The first stop there is probably the most impressive: The Total Clean Station, a massive trailer with catwalks about 15 feet above ground leading to four vibrating bins that screen out larger debris, sand and other junk while moving the still-contaminated, “turbid water” that remains into a clarifier tank.
In the tank, Brooks said, the remaining water that still contains ash gets cleaned as the fine particles of contaminated material settle to the bottom for further processing.
Clean water gets skimmed off the top of the clarifier and flows back to the river, while the machine sends the underlying polluted stuff onward to two other contraptions that add special polymers and then squeeze out any remaining water.
Huge, metal roll-off containers mark the coal ashes’ last stop in Danville, where the dried-out mixture collects until the giant bin is full.
Trucks haul away the bins full of contaminated material to the Upper Piedmont Landfill, about 30 miles away near Rougemont, N.C., in Person County. The facility is a double-lined site run by private waste handler Republic Services, Brooks said.
Initial estimates of how much spilled in the February mishap ranged from 50,000 tons of coal ash to 82,000 tons. The estimate stemmed from rough, eyeball assessments by company employees. Later, an outside contractor used more sophisticated methods to fix the amount of lost ash at 30,000 to 39,000 tons, an estimate the EPA and other government regulators have adopted.
But much of that lost material might be gone for good, judging from the lack of specifics available at Monday’s event.

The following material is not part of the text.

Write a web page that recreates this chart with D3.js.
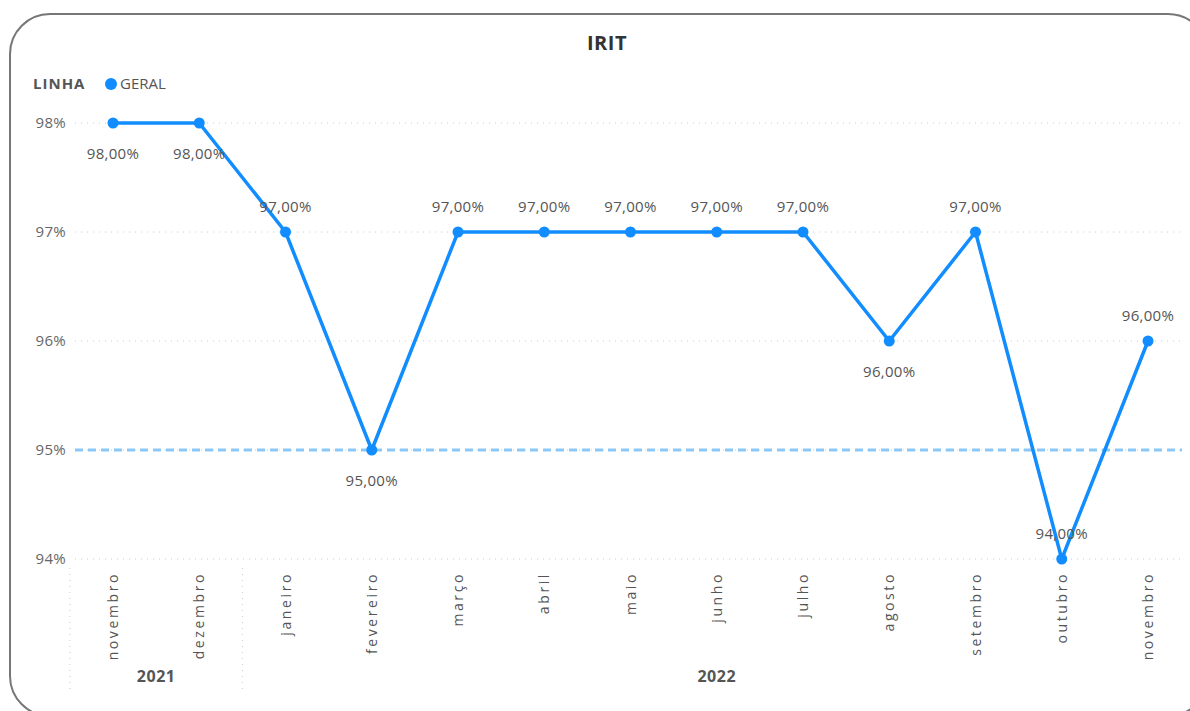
<!DOCTYPE html>
<html>
<head>
<meta charset="utf-8">
<script src="https://cdn.jsdelivr.net/npm/d3@7"></script>
<style>
  body { margin: 0; background: #fff; }
  svg { display: block; font-family: "Open Sans", "Noto Sans", sans-serif; }
</style>
</head>
<body>
<svg width="1190" height="711"></svg>
<script>
const width = 1190;
const height = 711;

// data
const months = ['novembro', 'dezembro', 'janeiro', 'fevereiro', 'março', 'abril', 'maio',
    'junho', 'julho', 'agosto', 'setembro', 'outubro', 'novembro'];
const years = ['2021', '2021', '2022', '2022', '2022', '2022', '2022',
    '2022', '2022', '2022', '2022', '2022', '2022'];
const irit = [98, 98, 97, 95, 97, 97, 97, 97, 97, 96, 97, 94, 96];
const yTicks = [94, 95, 96, 97, 98];
const target = 95;

const blue = '#118DFF';

const svg = d3.select('svg');

// card frame
svg.append('rect')
    .attr('x', 10).attr('y', 14)
    .attr('width', 1198).attr('height', 702)
    .attr('rx', 40)
    .attr('fill', '#fff')
    .attr('stroke', '#777')
    .attr('stroke-width', 2);

svg.append('text')
    .attr('x', 607).attr('y', 50)
    .attr('text-anchor', 'middle')
    .attr('font-size', 20)
    .attr('font-weight', 'bold')
    .attr('letter-spacing', 0.5)
    .attr('fill', '#333')
    .text('IRIT');

// legend
const legend = svg.append('g').attr('transform', 'translate(33, 84)');
legend.append('text')
    .attr('y', 5)
    .attr('font-size', 15)
    .attr('font-weight', 'bold')
    .attr('letter-spacing', 1)
    .attr('fill', '#555')
    .text('LINHA');
legend.append('circle')
    .attr('cx', 78).attr('cy', 0).attr('r', 6)
    .attr('fill', blue);
legend.append('text')
    .attr('x', 87).attr('y', 5)
    .attr('font-size', 15)
    .attr('fill', '#555')
    .text('GERAL');

const idx = months.map((m, i) => i);

const x = d3.scalePoint()
    .domain(idx)
    .range([113, 1148]);

const y = d3.scaleLinear()
    .domain([94, 98])
    .range([559, 123]);

// y grid
const grid = svg.append('g');
grid.selectAll('line')
    .data(yTicks)
    .join('line')
    .attr('x1', 75).attr('x2', 1182)
    .attr('y1', d => y(d)).attr('y2', d => y(d))
    .attr('stroke', '#ccc')
    .attr('stroke-width', 1)
    .attr('stroke-dasharray', '1,5');

const yAxis = svg.append('g')
    .attr('transform', 'translate(66, 0)')
    .call(d3.axisLeft(y).tickValues(yTicks).tickSize(0).tickPadding(0)
        .tickFormat(d => d + '%'));
yAxis.select('.domain').remove();
yAxis.selectAll('text')
    .attr('font-size', 15)
    .attr('letter-spacing', 0.3)
    .attr('font-family', '"Open Sans", sans-serif')
    .attr('fill', '#666');

// target line
svg.append('line')
    .attr('x1', 75).attr('x2', 1182)
    .attr('y1', y(target)).attr('y2', y(target))
    .attr('stroke', '#8cc8f7')
    .attr('stroke-width', 3)
    .attr('stroke-dasharray', '8,5');

// x axis: month labels
svg.append('g')
    .selectAll('text')
    .data(idx)
    .join('text')
    .attr('transform', i => `translate(${x(i) + 5}, 572) rotate(-90)`)
    .attr('text-anchor', 'end')
    .attr('font-size', 14)
    .attr('letter-spacing', 2.6)
    .attr('fill', '#555')
    .text(i => months[i]);

// year groups
const yearGroups = d3.groups(idx, i => years[i]);
const step = x.step();
const sep = svg.append('g');
yearGroups.forEach(([yr, list], k) => {
    const left = x(list[0]) - step / 2;
    const right = x(list[list.length - 1]) + step / 2;
    if (k === 0) {
        sep.append('line')
            .attr('x1', left).attr('x2', left)
            .attr('y1', 568).attr('y2', 692);
    }
    if (k < yearGroups.length - 1) {
        sep.append('line')
            .attr('x1', right).attr('x2', right)
            .attr('y1', 568).attr('y2', 692);
    }
    svg.append('text')
        .attr('x', (left + right) / 2)
        .attr('y', 682)
        .attr('text-anchor', 'middle')
        .attr('font-size', 16)
        .attr('font-weight', 'bold')
        .attr('letter-spacing', 0.5)
        .attr('fill', '#555')
        .text(yr);
});
sep.selectAll('line')
    .attr('stroke', '#ccc')
    .attr('stroke-dasharray', '1,5');

// line
const line = d3.line()
    .x(i => x(i))
    .y(i => y(irit[i]));

svg.append('path')
    .datum(idx)
    .attr('d', line)
    .attr('fill', 'none')
    .attr('stroke', blue)
    .attr('stroke-width', 3.5)
    .attr('stroke-linejoin', 'round');

svg.append('g')
    .selectAll('circle')
    .data(idx)
    .join('circle')
    .attr('cx', i => x(i))
    .attr('cy', i => y(irit[i]))
    .attr('r', 5.5)
    .attr('fill', blue);

// data labels: below when at top of scale or at a local dip, else above
function below(i) {
    const v = irit[i];
    if (v >= d3.max(irit)) return true;
    if (v <= d3.min(irit)) return false;
    const prev = i > 0 ? irit[i - 1] : -Infinity;
    const next = i < irit.length - 1 ? irit[i + 1] : -Infinity;
    return v < prev && v < next;
}
const fmt = v => d3.format('.2f')(v).replace('.', ',') + '%';

svg.append('g')
    .selectAll('text')
    .data(idx)
    .join('text')
    .attr('x', i => x(i))
    .attr('y', i => y(irit[i]) + (below(i) ? 36 : -20))
    .attr('text-anchor', 'middle')
    .attr('font-size', 15)
    .attr('letter-spacing', 0.3)
    .attr('fill', '#555')
    .text(i => fmt(irit[i]));
</script>
</body>
</html>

First, although relatively pure coal ash streamed into the Dan from the retired electric plant three months ago, the Schoolfield deposit is a mixture of ash and natural sediments, Brooks said. So it’s unclear how much pure ash collected in the Danville deposit or in the other two, much-smaller deposits near the plant.
In addition, it remains anybody’s guess how many more sites regulators eventually will clear for similar cleanup efforts. EPA on-site coordinator Myles Bartos did not want to say or estimate how many other sites were under consideration for cleanup action beyond the three, already made public.
He said those additional sites will be analyzed one by one, and a decision made about what action should be taken at each by the agency, environmental and health regulators from both states, the U.S. Fish and Wildlife Service, other governmental agencies and Duke Energy.
These decisions are made in a roundtable-like discussion among the various cleanup partners, Brooks said.
Some places could qualify for cleanup efforts similar to those underway at Schoolfield, planned at the second largest deposit at Town Creek just downstream from the North Carolina plant, and completed two months ago at the plant itself.
The incident occurred when a storm water drainage pipe ruptured under the basin, allowing the contents from above to gush through the undamaged portion of the pipe and straight into the river.
In some cases, Bartos said, regulators could decide against removing the ash from sites on their “unresolved” list for a variety of factors, such as being located in a part of the river where its unlikely to do any harm or being located in a spot where removal would cause more pollution than it would remove,
“You have to take the entire picture into account,” Bartos said. “It’s a thought process with an evaluation of multiple factors.”